Alan Sealove, president of Victoria Royal, is shifting focus to international markets. And with the struggling U.S. economy and the weak dollar, he’s advising everyone else to do the same.

This story first appeared in the May 27, 2008 issue of WWD. Subscribe Today.

The New York-based company was started by his father, George Sealove, in 1955, and is now owned by Alan and his brother, Elliot Sealove. The company produces the Victoria Royal eveningwear line; Mary Bays, contemporary day dresses, and Hayden, a day-into-evening collection.

This spring, with sales of just under $30 million, the company discontinued selling to U.S. accounts, and is now producing only private label and special orders here. Victoria Royal will now focus on expanding its European business, which previously represented 20 percent of sales. With 80 stores, mostly in the U.K., business is growing, as retailers look to U.S. lines as a bargain given the weak dollar. Plans are to expand sales for Victoria Royal, which wholesales at $199 to $299, and Hayden, at $150 to $299.

Sealove said that multiple challenges, including casualization, competition from Internet discounters and the current economic and retail climate, had made business in America too tough recently. At its peak, the line had 500 specialty store accounts, but he lamented the demise of independent specialty stores, which couldn’t compete with big-box discounters and the Web.

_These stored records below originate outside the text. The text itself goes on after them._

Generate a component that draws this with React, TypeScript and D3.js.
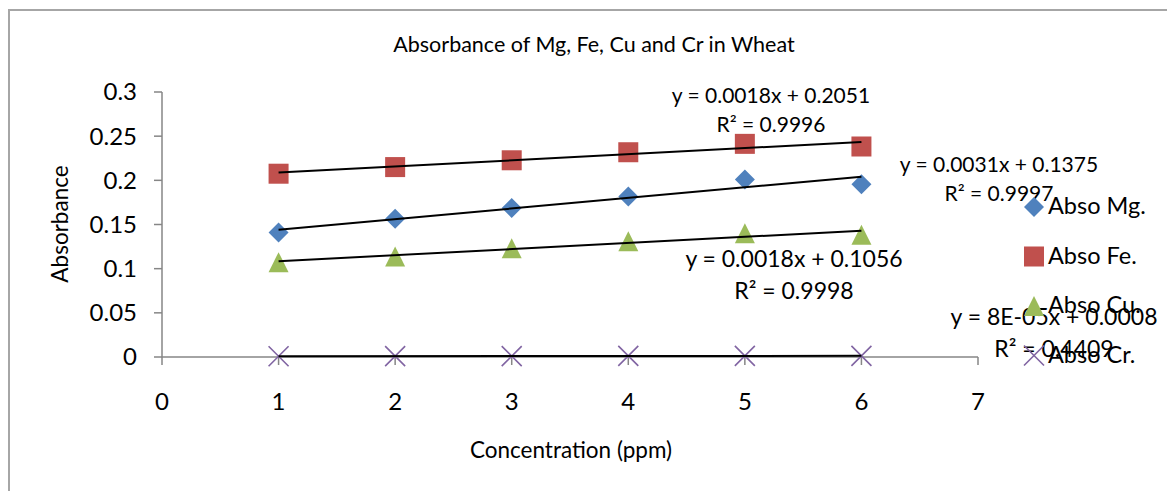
import * as d3 from 'd3';

const concentrations = [1, 2, 3, 4, 5, 6];
const absoMg = [0.141, 0.1565, 0.1686, 0.1818, 0.201, 0.1957];
const absoFe = [0.2075, 0.215, 0.2227, 0.2318, 0.2413, 0.2383];
const absoCu = [0.1074, 0.1139, 0.123, 0.131, 0.1402, 0.1384];
const absoCr = [0.0008, 0.001, 0.001, 0.0012, 0.0012, 0.0013];

const xTicks = [0, 1, 2, 3, 4, 5, 6, 7];
const yTicks = [0, 0.05, 0.1, 0.15, 0.2, 0.25, 0.3];

const seriesNames = ['Abso Mg.', 'Abso Fe.', 'Abso Cu.', 'Abso Cr.'];
const equations = [
  ['y = 0.0031x + 0.1375', 'R² = 0.9997'],
  ['y = 0.0018x + 0.2051', 'R² = 0.9996'],
  ['y = 0.0018x + 0.1056', 'R² = 0.9998'],
  ['y = 8E-05x + 0.0008', 'R² = 0.4409'],
];

const W = 1167;
const H = 491;
const font = 'Lato, "Open Sans", sans-serif';
const colors = ['#4F81BD', '#C0504D', '#9BBB59', '#8064A2'];
const shapes = ['diamond', 'square', 'triangle', 'x'];

// where each trendline label sits (centre x, baseline of first line, size)
const labelPos = [
  { x: 999, y: 172, size: 21 },
  { x: 771, y: 103, size: 21 },
  { x: 794, y: 267, size: 23 },
  { x: 1054, y: 325, size: 23 },
];

const x = d3.scaleLinear().domain([0, 7]).range([162, 978]);
const y = d3.scaleLinear().domain([0, 0.3]).range([357, 92]);

function fit(xs: number[], ys: number[]) {
  const mx = d3.mean(xs)!;
  const my = d3.mean(ys)!;
  const b = d3.sum(xs, (v, i) => (v - mx) * (ys[i] - my)) / d3.sum(xs, (v) => (v - mx) ** 2);
  return { b, a: my - b * mx };
}

function marker(shape: string, cx: number, cy: number, color: string, key: string) {
  const r = 10;
  if (shape === 'diamond') {
    const p = d3.path();
    p.moveTo(cx, cy - r); p.lineTo(cx + r, cy); p.lineTo(cx, cy + r); p.lineTo(cx - r, cy); p.closePath();
    return <path key={key} d={p.toString()} fill={color} />;
  }
  if (shape === 'square') {
    return <rect key={key} x={cx - r} y={cy - r} width={2 * r} height={2 * r} fill={color} />;
  }
  if (shape === 'triangle') {
    const p = d3.path();
    p.moveTo(cx, cy - r); p.lineTo(cx + r, cy + r); p.lineTo(cx - r, cy + r); p.closePath();
    return <path key={key} d={p.toString()} fill={color} />;
  }
  const p = d3.path();
  p.moveTo(cx - r, cy - r); p.lineTo(cx + r, cy + r);
  p.moveTo(cx + r, cy - r); p.lineTo(cx - r, cy + r);
  return <path key={key} d={p.toString()} stroke={color} strokeWidth={1.6} fill="none" />;
}

export default function App() {
  const series = [absoMg, absoFe, absoCu, absoCr];
  const line = d3.line<[number, number]>().x((d) => x(d[0])).y((d) => y(d[1]));

  return (
    <svg width={W} height={H} style={{ position: 'absolute', left: 0, top: 0, background: '#fff' }} fontFamily={font}>
      {/* chart frame, only top and left edges show */}
      <path d={`M9,${H} V10 H${W}`} fill="none" stroke="#a6a6a6" strokeWidth={2} />

      <text x={594} y={52} fontSize={21.5} textAnchor="middle" fill="#000">
        Absorbance of Mg, Fe, Cu and Cr in Wheat
      </text>

      {/* y axis */}
      <line x1={x(0)} x2={x(0)} y1={y(0.3)} y2={y(0)} stroke="#868686" strokeWidth={1.5} />
      {yTicks.map((t) => (
        <g key={t}>
          <line x1={x(0) - 8} x2={x(0)} y1={y(t)} y2={y(t)} stroke="#868686" strokeWidth={1.5} />
          <text x={x(0) - 25} y={y(t)} dy="0.35em" fontSize={24} textAnchor="end">
            {t}
          </text>
        </g>
      ))}
      {/* x axis */}
      <line x1={x(0)} x2={x(7)} y1={y(0)} y2={y(0)} stroke="#868686" strokeWidth={1.5} />
      {xTicks.map((t) => (
        <g key={t}>
          <line x1={x(t)} x2={x(t)} y1={y(0)} y2={y(0) + 8} stroke="#868686" strokeWidth={1.5} />
          <text x={x(t)} y={y(0) + 53} fontSize={24} textAnchor="middle">
            {t}
          </text>
        </g>
      ))}

      <text x={571} y={458} fontSize={22.5} textAnchor="middle">
        Concentration (ppm)
      </text>
      <text transform="translate(68,224) rotate(-90)" fontSize={22.5} textAnchor="middle">
        Absorbance
      </text>

      {series.map((vals, si) =>
        vals.map((v, i) => marker(shapes[si], x(concentrations[i]), y(v), colors[si], `m${si}-${i}`))
      )}

      {series.map((vals, si) => {
        const { a, b } = fit(concentrations, vals);
        const xs = d3.extent(concentrations) as [number, number];
        return (
          <path
            key={`t${si}`}
            d={line(xs.map((c) => [c, a + b * c] as [number, number]))!}
            stroke="#000"
            strokeWidth={2}
            fill="none"
          />
        );
      })}

      {equations.map((eq, si) => (
        <text key={`e${si}`} x={labelPos[si].x} y={labelPos[si].y} fontSize={labelPos[si].size} textAnchor="middle">
          <tspan x={labelPos[si].x}>{eq[0]}</tspan>
          <tspan x={labelPos[si].x} dy={si < 2 ? 29 : 32}>{eq[1]}</tspan>
        </text>
      ))}

      {seriesNames.map((name, si) => (
        <g key={name}>
          {marker(shapes[si], 1034, 207 + si * 49.5, colors[si], `l${si}`)}
          <text x={1048} y={214 + si * 49.5} fontSize={23.5}>
            {name}
          </text>
        </g>
      ))}
    </svg>
  );
}
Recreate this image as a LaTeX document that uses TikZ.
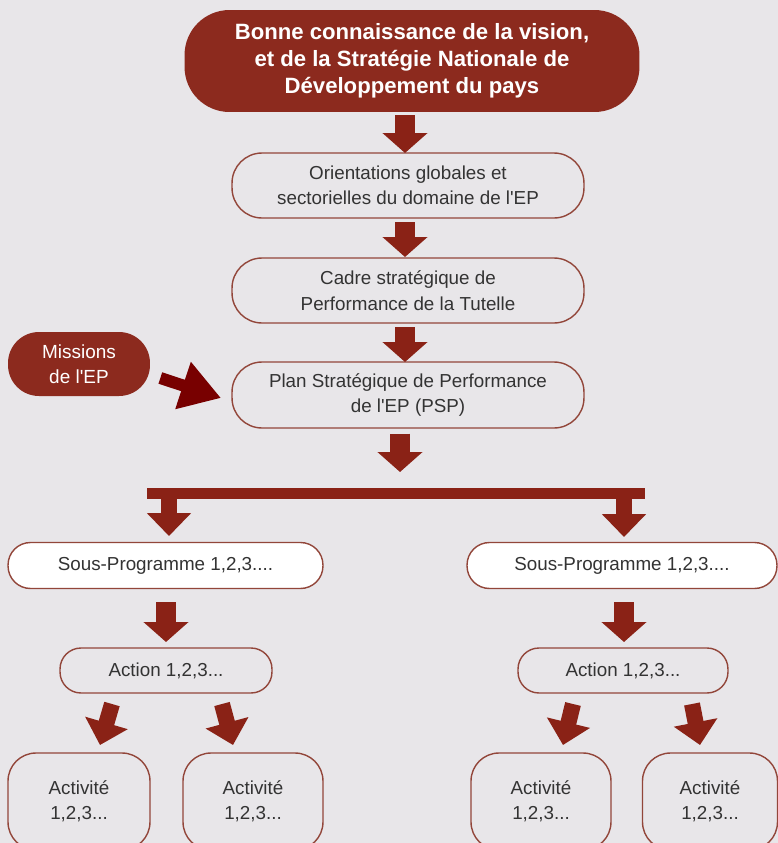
\documentclass[tikz,border=0pt]{standalone}
\usepackage{fontspec}
\setmainfont{Liberation Sans}
\usepackage{xcolor}
\usetikzlibrary{arrows.meta, positioning}

\definecolor{bgcol}{HTML}{E8E6E9}
\definecolor{darkred}{HTML}{8C2A1E}
\definecolor{arrowred}{HTML}{8A2216}
\definecolor{missred}{HTML}{780000}
\definecolor{edgered}{HTML}{92463A}
\definecolor{textgray}{HTML}{333333}

\begin{document}
\begin{tikzpicture}[x=0.02cm, y=-0.02cm,
    redbox/.style={fill=darkred, text=white, align=center, inner sep=2pt},
    box/.style={draw=edgered, line width=0.8pt, fill=bgcol, text=textgray, align=center, inner sep=2pt, font=\fontsize{10.7}{14.5}\selectfont},
    blockarrow/.style={draw=arrowred, line width=0.4cm, -{Triangle[length=0.4cm, width=0.88cm]}},
    thinarrow/.style={draw=arrowred, line width=0.32cm, -{Triangle[length=0.46cm, width=0.86cm]}},
    missarrow/.style={draw=missred, line width=0.24cm, -{Triangle[length=0.8cm, width=0.94cm]}}
]
\useasboundingbox (0,0) rectangle (778,843);
\fill[bgcol] (0,0) rectangle (778,843);
% Top of the chain
\node[redbox, rounded corners=0.9cm, minimum width=9.1cm, minimum height=2.04cm, font=\bfseries\fontsize{12.6}{15.3}\selectfont] (vision) at (412,61) {Bonne connaissance de la vision,\\ et de la Stratégie Nationale de\\ Développement du pays};
\node[box, rounded corners=0.6cm, minimum width=7.04cm, minimum height=1.3cm] (orient) at (408,185.5) {Orientations globales et\\ sectorielles du domaine de l\textquotesingle EP};
\node[box, rounded corners=0.6cm, minimum width=7.04cm, minimum height=1.3cm] (cadre) at (408,290.5) {Cadre stratégique de\\ Performance de la Tutelle};
\node[box, rounded corners=0.6cm, minimum width=7.04cm, minimum height=1.32cm] (psp) at (408,395) {Plan Stratégique de Performance\\ de l\textquotesingle EP (PSP)};
\node[redbox, rounded corners=0.62cm, minimum width=2.84cm, minimum height=1.28cm, font=\fontsize{10.8}{14.5}\selectfont] (missions) at (79,364) {Missions\\ de l\textquotesingle EP};
% Two branches
\node[box, fill=white, rounded corners=0.45cm, minimum width=6.3cm, minimum height=0.92cm] (sp1) at (165.5,565.5) {Sous-Programme 1,2,3....};
\node[box, fill=white, rounded corners=0.45cm, minimum width=6.2cm, minimum height=0.92cm] (sp2) at (622,565.5) {Sous-Programme 1,2,3....};
\node[box, rounded corners=0.42cm, minimum width=4.24cm, minimum height=0.9cm] (act1) at (166,670.5) {Action 1,2,3...};
\node[box, rounded corners=0.42cm, minimum width=4.2cm, minimum height=0.9cm] (act2) at (623,670.5) {Action 1,2,3...};
\node[box, rounded corners=0.56cm, minimum width=2.84cm, minimum height=1.94cm] (a11) at (79,801.5) {Activité\\ 1,2,3...};
\node[box, rounded corners=0.56cm, minimum width=2.8cm, minimum height=1.94cm] (a12) at (253,801.5) {Activité\\ 1,2,3...};
\node[box, rounded corners=0.56cm, minimum width=2.8cm, minimum height=1.94cm] (a21) at (541,801.5) {Activité\\ 1,2,3...};
\node[box, rounded corners=0.56cm, minimum width=2.7cm, minimum height=1.94cm] (a22) at (710,801.5) {Activité\\ 1,2,3...};
% Bar points
\coordinate (barl) at (147,493);
\coordinate (barr) at (645,493);
\coordinate (barin) at (400,487);
% Arrows
\draw[blockarrow] (405,115) -- (405,153);
\draw[blockarrow] (405,222) -- (405,257);
\draw[blockarrow] (405,327) -- (405,362);
\draw[blockarrow] (psp.south -| barin) ++(0,5) -- ([yshift=0.3cm]barin);
\draw[arrowred, line width=0.22cm] (barl) -- (barr);
\draw[thinarrow] (169,493) -- (169,536);
\draw[thinarrow] (624,493) -- (624,537);
\draw[blockarrow] (166,602) -- (166,642);
\draw[blockarrow] (624,602) -- (624,642);
\draw[missarrow] ([yshift=-0.2cm]missions.east) ++(10,4) -- (221,398);
% Diagonal arrows to activities
\draw[thinarrow] (112,704) -- (100,745);
\draw[thinarrow] (222,704) -- (233,745);
\draw[thinarrow] (573,704) -- (563,745);
\draw[thinarrow] (692,704) -- (700,745);
\end{tikzpicture}
\end{document}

“There are fewer fine clothing stores today, and more jeans stores,” he said. Sealove doesn’t buy the old idea of special occasion dressing as a “recession-proof” category.

“With the exception of mother-of-the-bride, when the economy is bad, people will make do with last year’s dress,” he said. Despite widespread challenges here, the potential of the European market is encouraging, said Sealove.

“Buyers find the value attractive and there’s less of a bargain, discount mentality in Europe. Stores are less cautious and less affected by discounters and the Internet,” he said. He said day dresses had been bright spots in the U.S. during recent tough times, and are a growing category in Europe, especially in cotton prints. The eveningwear brands offer a range of looks, from contemporary short cocktail styles to beaded ballgowns.

In March, the brothers launched Sealove Consulting, a firm that targets women’s apparel manufacturers, including start-ups, to help them establish global sourcing and sell to stores in Europe.


Sealove has contracted 32 agents in Europe to connect with retailers, and has offices in company-owned factories in Hong Kong, where the line was once produced. He has eight clients now and projects 50 by the end of the year.

“It’s not easy, there are considerations, including sizing, logistics, but it is encouraging, in this economy,” he said. “Anybody who’s not looking at Europe now is sound asleep.”